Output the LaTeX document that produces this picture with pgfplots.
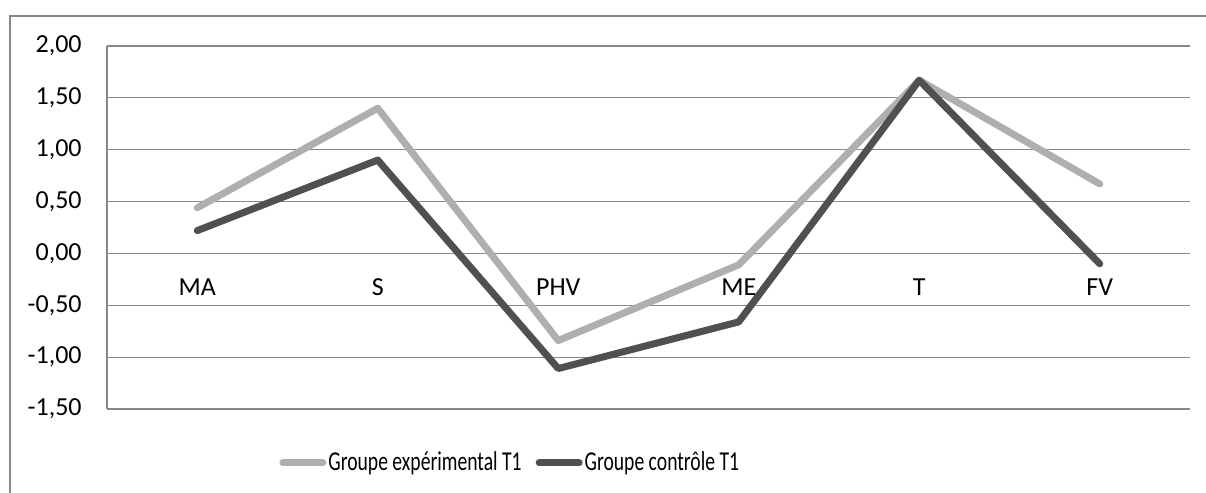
\documentclass[border=0pt]{standalone}
\usepackage{pgfplots}
\pgfplotsset{compat=1.18}
\usepackage{fontspec}
\setmainfont{Carlito}
\definecolor{gridc}{HTML}{888888}
\definecolor{expc}{HTML}{AFAFAF}
\definecolor{ctlc}{HTML}{505050}
\newcommand{\legtext}[1]{\scalebox{0.755}[1.05]{\fontsize{13}{15}\selectfont #1}}
\begin{document}
\begin{tikzpicture}[x=1pt,y=1pt]
\path[use as bounding box] (-53.5,-42) rectangle (549.5,204.5);
\draw[gridc, line width=0.6pt] (549.5,196.5) -- (-48.5,196.5) -- (-48.5,-42);
\begin{axis}[
  at={(0,0)}, anchor=south west,
  scale only axis, width=541.5pt, height=181.5pt,
  xmin=-0.5, xmax=5.5, ymin=-1.5, ymax=2,
  axis y line*=left, axis x line*=bottom,
  x axis line style={draw=none},
  y axis line style={gridc, line width=0.6pt},
  xtick={0,...,5}, xticklabels={MA,S,PHV,ME,T,FV},
  ytick={-1.5,-1,-0.5,0,0.5,1,1.5,2},
  yticklabels={{-1,50},{-1,00},{-0,50},{0,00},{0,50},{1,00},{1,50},{2,00}},
  major tick length=0pt,
  ymajorgrids, grid style={gridc, line width=0.6pt},
  tick label style={font=\fontsize{13}{15}\selectfont, text=black},
  yticklabel style={anchor=east, inner sep=0pt, xshift=-12.5pt},
  xticklabel style={anchor=base, inner sep=0pt, yshift=56.5pt},
  legend style={at={(86pt,-27pt)}, anchor=west, draw=none, fill=none,
    legend columns=2, inner sep=0pt,
    /tikz/every even column/.append style={column sep=6pt},
    nodes={inner sep=1pt}},
  legend image code/.code={\draw[#1, line cap=round] (0pt,0pt) -- (20pt,0pt);},
  legend cell align=left,
]
\addplot[expc, line width=3.5pt, line cap=round, line join=round] coordinates {
 (0,0.44) (1,1.40) (2,-0.84) (3,-0.11) (4,1.67) (5,0.67)};
\addlegendentry{\legtext{Groupe expérimental T1}}
\addplot[ctlc, line width=3.5pt, line cap=round, line join=round] coordinates {
 (0,0.22) (1,0.90) (2,-1.11) (3,-0.66) (4,1.67) (5,-0.10)};
\addlegendentry{\legtext{Groupe contrôle T1}}
\end{axis}
\end{tikzpicture}
\end{document}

====

From the material above, reproduce everything verbatim except the pictures.

Output the LaTeX document that produces this picture with pgfplots.
\documentclass[border=0pt]{standalone}
\usepackage{pgfplots}
\pgfplotsset{compat=1.18}
\usepackage{fontspec}
\setmainfont{Carlito}
\definecolor{gridc}{HTML}{888888}
\definecolor{expc}{HTML}{AFAFAF}
\definecolor{ctlc}{HTML}{505050}
\newcommand{\legtext}[1]{\scalebox{0.755}[1.05]{\fontsize{13}{15}\selectfont #1}}
\begin{document}
\begin{tikzpicture}[x=1pt,y=1pt]
\path[use as bounding box] (-53.5,-42) rectangle (549.5,204.5);
\draw[gridc, line width=0.6pt] (549.5,196.5) -- (-48.5,196.5) -- (-48.5,-42);
\begin{axis}[
  at={(0,0)}, anchor=south west,
  scale only axis, width=541.5pt, height=181.5pt,
  xmin=-0.5, xmax=5.5, ymin=-1.5, ymax=2,
  axis y line*=left, axis x line*=bottom,
  x axis line style={draw=none},
  y axis line style={gridc, line width=0.6pt},
  xtick={0,...,5}, xticklabels={MA,S,PHV,ME,T,FV},
  ytick={-1.5,-1,-0.5,0,0.5,1,1.5,2},
  yticklabels={{-1,50},{-1,00},{-0,50},{0,00},{0,50},{1,00},{1,50},{2,00}},
  major tick length=0pt,
  ymajorgrids, grid style={gridc, line width=0.6pt},
  tick label style={font=\fontsize{13}{15}\selectfont, text=black},
  yticklabel style={anchor=east, inner sep=0pt, xshift=-12.5pt},
  xticklabel style={anchor=base, inner sep=0pt, yshift=56.5pt},
  legend style={at={(86pt,-27pt)}, anchor=west, draw=none, fill=none,
    legend columns=2, inner sep=0pt,
    /tikz/every even column/.append style={column sep=6pt},
    nodes={inner sep=1pt}},
  legend image code/.code={\draw[#1, line cap=round] (0pt,0pt) -- (20pt,0pt);},
  legend cell align=left,
]
\addplot[expc, line width=3.5pt, line cap=round, line join=round] coordinates {
 (0,0.44) (1,1.40) (2,-0.84) (3,-0.11) (4,1.67) (5,0.67)};
\addlegendentry{\legtext{Groupe expérimental T1}}
\addplot[ctlc, line width=3.5pt, line cap=round, line join=round] coordinates {
 (0,0.22) (1,0.90) (2,-1.11) (3,-0.66) (4,1.67) (5,-0.10)};
\addlegendentry{\legtext{Groupe contrôle T1}}
\end{axis}
\end{tikzpicture}
\end{document}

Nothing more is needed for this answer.